• Exercise description:
Set down, exactly as written, the lines from the top of the data to the line that holds "observed_until_day = 55", and omit the pictures.

### Data listing

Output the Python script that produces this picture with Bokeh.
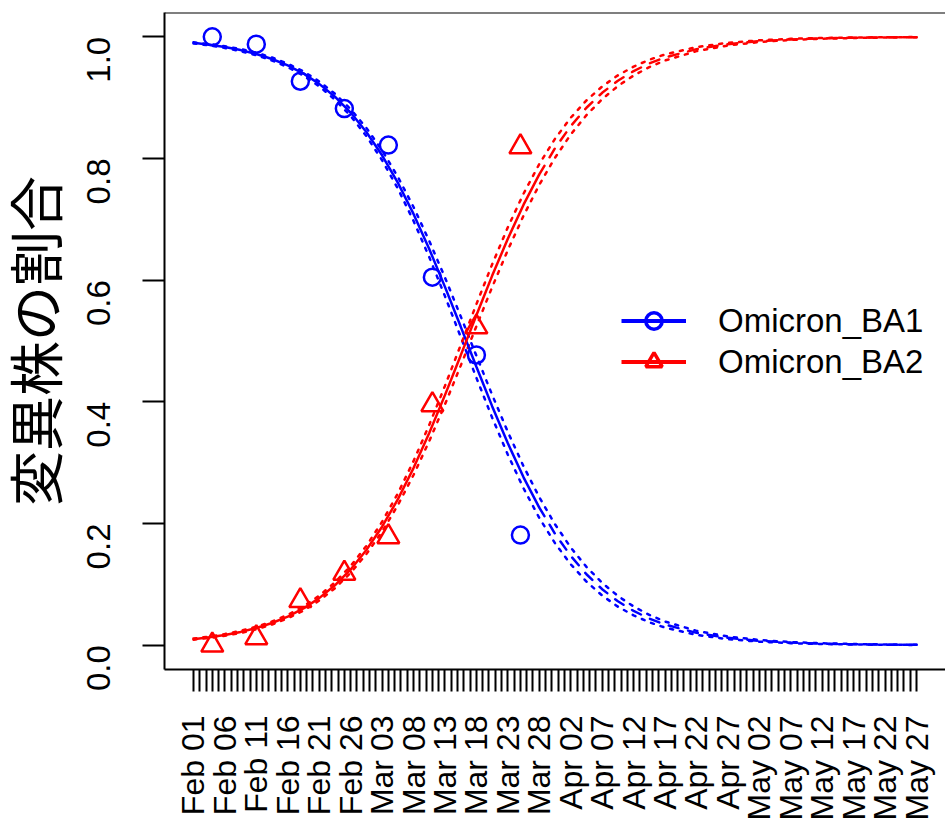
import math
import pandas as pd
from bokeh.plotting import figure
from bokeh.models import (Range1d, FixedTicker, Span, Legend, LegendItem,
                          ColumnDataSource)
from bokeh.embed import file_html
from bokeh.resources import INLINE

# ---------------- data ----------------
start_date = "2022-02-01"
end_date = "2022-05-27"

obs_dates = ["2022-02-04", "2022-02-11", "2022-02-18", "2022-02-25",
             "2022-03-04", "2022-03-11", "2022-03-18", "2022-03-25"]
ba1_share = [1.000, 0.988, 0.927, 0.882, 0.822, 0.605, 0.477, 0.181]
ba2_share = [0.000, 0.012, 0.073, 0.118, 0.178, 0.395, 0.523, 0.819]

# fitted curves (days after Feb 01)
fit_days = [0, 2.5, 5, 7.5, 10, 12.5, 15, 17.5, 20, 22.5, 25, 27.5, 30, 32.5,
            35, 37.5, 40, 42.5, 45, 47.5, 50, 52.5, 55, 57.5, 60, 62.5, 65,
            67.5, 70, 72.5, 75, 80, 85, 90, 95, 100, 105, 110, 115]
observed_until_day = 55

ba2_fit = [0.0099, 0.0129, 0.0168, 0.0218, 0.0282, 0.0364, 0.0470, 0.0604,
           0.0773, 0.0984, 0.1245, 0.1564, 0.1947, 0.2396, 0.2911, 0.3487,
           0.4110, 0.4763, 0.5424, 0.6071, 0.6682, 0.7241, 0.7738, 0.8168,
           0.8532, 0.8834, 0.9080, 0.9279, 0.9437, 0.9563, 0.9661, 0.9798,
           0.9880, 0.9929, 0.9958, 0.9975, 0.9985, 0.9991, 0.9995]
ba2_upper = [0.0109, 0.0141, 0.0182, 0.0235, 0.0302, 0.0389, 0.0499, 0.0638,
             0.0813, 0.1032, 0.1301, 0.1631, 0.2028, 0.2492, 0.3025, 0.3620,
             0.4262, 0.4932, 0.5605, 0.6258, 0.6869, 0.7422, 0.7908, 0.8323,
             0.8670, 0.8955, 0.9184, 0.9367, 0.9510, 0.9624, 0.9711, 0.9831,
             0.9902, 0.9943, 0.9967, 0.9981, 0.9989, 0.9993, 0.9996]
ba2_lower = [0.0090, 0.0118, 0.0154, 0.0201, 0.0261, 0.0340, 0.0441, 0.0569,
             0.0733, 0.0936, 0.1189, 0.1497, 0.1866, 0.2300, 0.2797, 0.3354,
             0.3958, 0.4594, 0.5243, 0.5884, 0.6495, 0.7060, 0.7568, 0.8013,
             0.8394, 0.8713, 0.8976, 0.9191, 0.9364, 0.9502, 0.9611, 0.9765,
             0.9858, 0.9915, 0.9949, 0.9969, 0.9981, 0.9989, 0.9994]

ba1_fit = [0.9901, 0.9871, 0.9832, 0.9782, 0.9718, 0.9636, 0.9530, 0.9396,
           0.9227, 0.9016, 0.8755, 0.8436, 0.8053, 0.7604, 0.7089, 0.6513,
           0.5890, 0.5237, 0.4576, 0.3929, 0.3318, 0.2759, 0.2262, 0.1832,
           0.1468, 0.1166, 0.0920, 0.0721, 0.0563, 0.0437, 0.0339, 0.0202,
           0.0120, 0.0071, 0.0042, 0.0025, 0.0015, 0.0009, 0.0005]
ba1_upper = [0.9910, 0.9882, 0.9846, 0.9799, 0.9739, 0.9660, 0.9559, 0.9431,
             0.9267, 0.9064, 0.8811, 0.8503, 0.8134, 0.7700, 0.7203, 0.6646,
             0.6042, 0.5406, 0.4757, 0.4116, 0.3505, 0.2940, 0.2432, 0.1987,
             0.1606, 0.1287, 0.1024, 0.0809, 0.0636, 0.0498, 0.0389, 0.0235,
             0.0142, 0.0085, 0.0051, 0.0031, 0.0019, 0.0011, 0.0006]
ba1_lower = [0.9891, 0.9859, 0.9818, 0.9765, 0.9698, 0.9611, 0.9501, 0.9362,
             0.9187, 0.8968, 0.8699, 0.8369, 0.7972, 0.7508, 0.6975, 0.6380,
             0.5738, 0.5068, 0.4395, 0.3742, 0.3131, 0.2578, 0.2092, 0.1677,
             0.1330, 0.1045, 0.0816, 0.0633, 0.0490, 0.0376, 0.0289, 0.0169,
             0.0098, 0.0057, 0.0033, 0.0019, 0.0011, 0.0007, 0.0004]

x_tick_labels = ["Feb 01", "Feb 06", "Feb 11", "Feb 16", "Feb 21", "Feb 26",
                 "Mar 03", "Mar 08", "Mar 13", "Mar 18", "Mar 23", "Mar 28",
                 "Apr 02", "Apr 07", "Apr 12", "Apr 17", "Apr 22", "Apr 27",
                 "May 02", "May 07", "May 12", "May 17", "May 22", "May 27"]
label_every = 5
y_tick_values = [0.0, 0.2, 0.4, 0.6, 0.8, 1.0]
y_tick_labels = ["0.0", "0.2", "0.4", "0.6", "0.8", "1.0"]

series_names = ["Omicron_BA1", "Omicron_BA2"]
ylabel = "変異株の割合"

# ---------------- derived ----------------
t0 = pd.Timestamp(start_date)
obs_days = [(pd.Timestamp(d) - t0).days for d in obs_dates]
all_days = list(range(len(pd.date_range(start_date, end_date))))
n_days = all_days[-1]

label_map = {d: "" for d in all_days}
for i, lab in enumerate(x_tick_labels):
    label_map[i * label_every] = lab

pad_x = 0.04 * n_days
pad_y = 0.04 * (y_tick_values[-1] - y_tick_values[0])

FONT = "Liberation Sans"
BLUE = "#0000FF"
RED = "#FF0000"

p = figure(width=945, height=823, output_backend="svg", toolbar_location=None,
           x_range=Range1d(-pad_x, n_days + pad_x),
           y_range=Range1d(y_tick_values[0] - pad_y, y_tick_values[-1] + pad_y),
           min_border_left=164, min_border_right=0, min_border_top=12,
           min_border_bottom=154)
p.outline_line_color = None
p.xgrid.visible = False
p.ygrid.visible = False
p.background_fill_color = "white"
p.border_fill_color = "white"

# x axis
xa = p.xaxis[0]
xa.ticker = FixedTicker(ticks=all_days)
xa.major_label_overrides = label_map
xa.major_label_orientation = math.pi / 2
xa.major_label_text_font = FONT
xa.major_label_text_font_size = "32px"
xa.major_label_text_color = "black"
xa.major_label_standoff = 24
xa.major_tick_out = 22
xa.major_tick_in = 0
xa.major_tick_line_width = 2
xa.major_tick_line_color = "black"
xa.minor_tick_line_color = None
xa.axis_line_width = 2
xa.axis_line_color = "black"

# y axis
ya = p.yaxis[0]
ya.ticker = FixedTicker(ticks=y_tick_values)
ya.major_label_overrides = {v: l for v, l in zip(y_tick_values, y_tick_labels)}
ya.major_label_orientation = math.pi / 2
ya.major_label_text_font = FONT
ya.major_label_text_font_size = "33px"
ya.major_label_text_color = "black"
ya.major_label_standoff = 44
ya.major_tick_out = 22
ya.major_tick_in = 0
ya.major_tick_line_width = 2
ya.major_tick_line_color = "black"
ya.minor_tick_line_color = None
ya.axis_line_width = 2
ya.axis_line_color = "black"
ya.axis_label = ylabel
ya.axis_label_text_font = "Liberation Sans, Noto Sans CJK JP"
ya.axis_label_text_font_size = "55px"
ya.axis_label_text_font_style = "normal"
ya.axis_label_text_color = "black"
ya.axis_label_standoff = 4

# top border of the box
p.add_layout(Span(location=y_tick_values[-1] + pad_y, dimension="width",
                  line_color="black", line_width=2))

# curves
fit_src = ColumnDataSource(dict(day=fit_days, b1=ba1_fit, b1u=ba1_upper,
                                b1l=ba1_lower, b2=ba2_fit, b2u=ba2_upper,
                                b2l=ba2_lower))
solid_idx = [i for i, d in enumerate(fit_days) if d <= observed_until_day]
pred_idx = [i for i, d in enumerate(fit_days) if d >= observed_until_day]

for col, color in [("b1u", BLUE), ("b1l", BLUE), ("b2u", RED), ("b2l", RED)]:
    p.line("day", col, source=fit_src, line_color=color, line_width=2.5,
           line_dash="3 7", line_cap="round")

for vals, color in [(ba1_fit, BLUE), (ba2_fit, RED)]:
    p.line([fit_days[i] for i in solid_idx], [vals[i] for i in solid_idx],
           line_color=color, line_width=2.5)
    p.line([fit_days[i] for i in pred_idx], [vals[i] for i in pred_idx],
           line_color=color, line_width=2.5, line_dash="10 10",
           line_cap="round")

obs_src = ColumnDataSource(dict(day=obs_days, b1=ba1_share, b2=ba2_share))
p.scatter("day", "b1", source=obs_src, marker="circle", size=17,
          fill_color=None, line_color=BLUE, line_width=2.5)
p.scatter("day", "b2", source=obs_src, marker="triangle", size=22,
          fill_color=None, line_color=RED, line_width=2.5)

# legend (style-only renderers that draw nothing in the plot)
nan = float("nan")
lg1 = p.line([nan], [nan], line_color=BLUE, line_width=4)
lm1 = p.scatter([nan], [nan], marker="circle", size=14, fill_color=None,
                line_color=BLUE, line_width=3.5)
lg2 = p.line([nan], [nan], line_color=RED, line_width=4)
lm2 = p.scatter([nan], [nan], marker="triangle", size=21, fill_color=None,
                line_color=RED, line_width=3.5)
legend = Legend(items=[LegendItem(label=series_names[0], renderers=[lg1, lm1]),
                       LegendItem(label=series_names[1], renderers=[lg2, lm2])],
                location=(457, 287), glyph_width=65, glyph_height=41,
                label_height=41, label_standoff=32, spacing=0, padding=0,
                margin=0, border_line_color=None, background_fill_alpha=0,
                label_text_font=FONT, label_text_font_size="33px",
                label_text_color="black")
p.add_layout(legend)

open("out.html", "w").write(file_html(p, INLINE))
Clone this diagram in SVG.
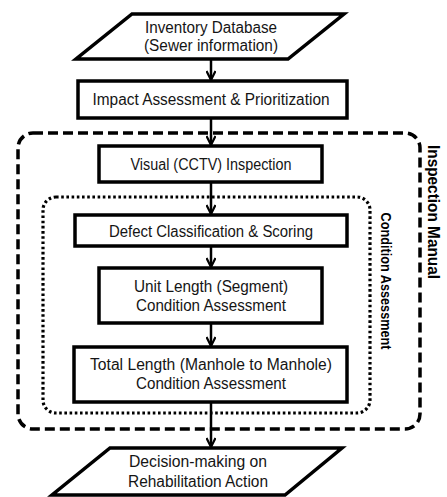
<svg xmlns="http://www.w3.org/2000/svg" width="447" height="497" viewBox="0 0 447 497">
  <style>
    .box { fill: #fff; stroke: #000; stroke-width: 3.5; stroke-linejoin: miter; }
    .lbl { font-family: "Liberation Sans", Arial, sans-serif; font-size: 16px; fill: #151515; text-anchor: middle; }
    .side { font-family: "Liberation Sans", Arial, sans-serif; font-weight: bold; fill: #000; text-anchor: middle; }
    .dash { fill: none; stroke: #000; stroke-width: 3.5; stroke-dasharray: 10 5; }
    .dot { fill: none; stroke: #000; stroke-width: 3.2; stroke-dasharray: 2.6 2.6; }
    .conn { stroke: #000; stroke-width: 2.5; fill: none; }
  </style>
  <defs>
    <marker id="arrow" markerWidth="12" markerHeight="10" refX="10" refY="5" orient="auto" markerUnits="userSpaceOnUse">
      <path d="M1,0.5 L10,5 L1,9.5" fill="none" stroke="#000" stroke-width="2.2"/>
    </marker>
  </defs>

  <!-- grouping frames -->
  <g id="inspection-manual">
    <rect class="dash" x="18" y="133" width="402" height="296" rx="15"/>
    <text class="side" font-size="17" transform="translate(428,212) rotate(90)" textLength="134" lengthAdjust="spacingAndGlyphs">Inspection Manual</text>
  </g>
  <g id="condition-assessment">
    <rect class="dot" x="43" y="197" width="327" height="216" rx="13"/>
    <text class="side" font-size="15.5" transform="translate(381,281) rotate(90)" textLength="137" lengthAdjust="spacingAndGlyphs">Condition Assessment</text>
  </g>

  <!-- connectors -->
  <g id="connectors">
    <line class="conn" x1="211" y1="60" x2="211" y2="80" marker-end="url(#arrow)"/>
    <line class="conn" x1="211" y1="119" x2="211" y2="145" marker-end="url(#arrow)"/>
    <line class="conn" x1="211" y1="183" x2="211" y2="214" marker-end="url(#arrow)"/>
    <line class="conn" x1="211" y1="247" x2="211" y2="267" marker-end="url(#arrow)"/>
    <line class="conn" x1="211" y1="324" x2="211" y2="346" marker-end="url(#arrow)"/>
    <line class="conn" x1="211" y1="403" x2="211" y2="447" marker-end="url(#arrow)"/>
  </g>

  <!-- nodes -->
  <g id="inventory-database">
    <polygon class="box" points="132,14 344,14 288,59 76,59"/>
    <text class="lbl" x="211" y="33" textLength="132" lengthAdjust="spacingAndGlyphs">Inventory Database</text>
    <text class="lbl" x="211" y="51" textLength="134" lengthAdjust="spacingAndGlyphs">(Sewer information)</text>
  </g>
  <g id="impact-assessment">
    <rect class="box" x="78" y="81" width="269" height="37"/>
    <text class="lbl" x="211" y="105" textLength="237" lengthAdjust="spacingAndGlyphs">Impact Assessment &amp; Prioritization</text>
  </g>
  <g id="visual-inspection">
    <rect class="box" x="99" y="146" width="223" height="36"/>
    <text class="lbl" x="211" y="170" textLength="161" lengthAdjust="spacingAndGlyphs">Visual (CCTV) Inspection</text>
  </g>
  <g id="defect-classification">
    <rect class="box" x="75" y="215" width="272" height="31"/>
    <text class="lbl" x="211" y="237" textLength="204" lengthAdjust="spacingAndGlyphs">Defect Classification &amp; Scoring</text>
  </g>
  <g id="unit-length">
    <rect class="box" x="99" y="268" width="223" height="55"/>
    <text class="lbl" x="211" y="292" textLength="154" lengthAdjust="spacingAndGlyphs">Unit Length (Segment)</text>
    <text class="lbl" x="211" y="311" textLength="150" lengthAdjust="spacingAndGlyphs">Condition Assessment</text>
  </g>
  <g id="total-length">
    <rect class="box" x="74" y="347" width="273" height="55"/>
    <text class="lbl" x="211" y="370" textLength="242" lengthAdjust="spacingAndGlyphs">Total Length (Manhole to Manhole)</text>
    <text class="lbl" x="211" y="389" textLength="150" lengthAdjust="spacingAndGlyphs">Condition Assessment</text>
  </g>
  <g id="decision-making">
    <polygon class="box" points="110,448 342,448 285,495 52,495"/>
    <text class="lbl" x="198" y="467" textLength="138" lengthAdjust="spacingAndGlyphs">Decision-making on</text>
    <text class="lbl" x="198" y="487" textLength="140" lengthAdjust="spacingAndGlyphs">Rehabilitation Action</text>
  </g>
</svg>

######

• Solution for this problem:
Output the Python script that produces this picture with Bokeh.
import math
import pandas as pd
from bokeh.plotting import figure
from bokeh.models import (Range1d, FixedTicker, Span, Legend, LegendItem,
                          ColumnDataSource)
from bokeh.embed import file_html
from bokeh.resources import INLINE

# ---------------- data ----------------
start_date = "2022-02-01"
end_date = "2022-05-27"

obs_dates = ["2022-02-04", "2022-02-11", "2022-02-18", "2022-02-25",
             "2022-03-04", "2022-03-11", "2022-03-18", "2022-03-25"]
ba1_share = [1.000, 0.988, 0.927, 0.882, 0.822, 0.605, 0.477, 0.181]
ba2_share = [0.000, 0.012, 0.073, 0.118, 0.178, 0.395, 0.523, 0.819]

# fitted curves (days after Feb 01)
fit_days = [0, 2.5, 5, 7.5, 10, 12.5, 15, 17.5, 20, 22.5, 25, 27.5, 30, 32.5,
            35, 37.5, 40, 42.5, 45, 47.5, 50, 52.5, 55, 57.5, 60, 62.5, 65,
            67.5, 70, 72.5, 75, 80, 85, 90, 95, 100, 105, 110, 115]
observed_until_day = 55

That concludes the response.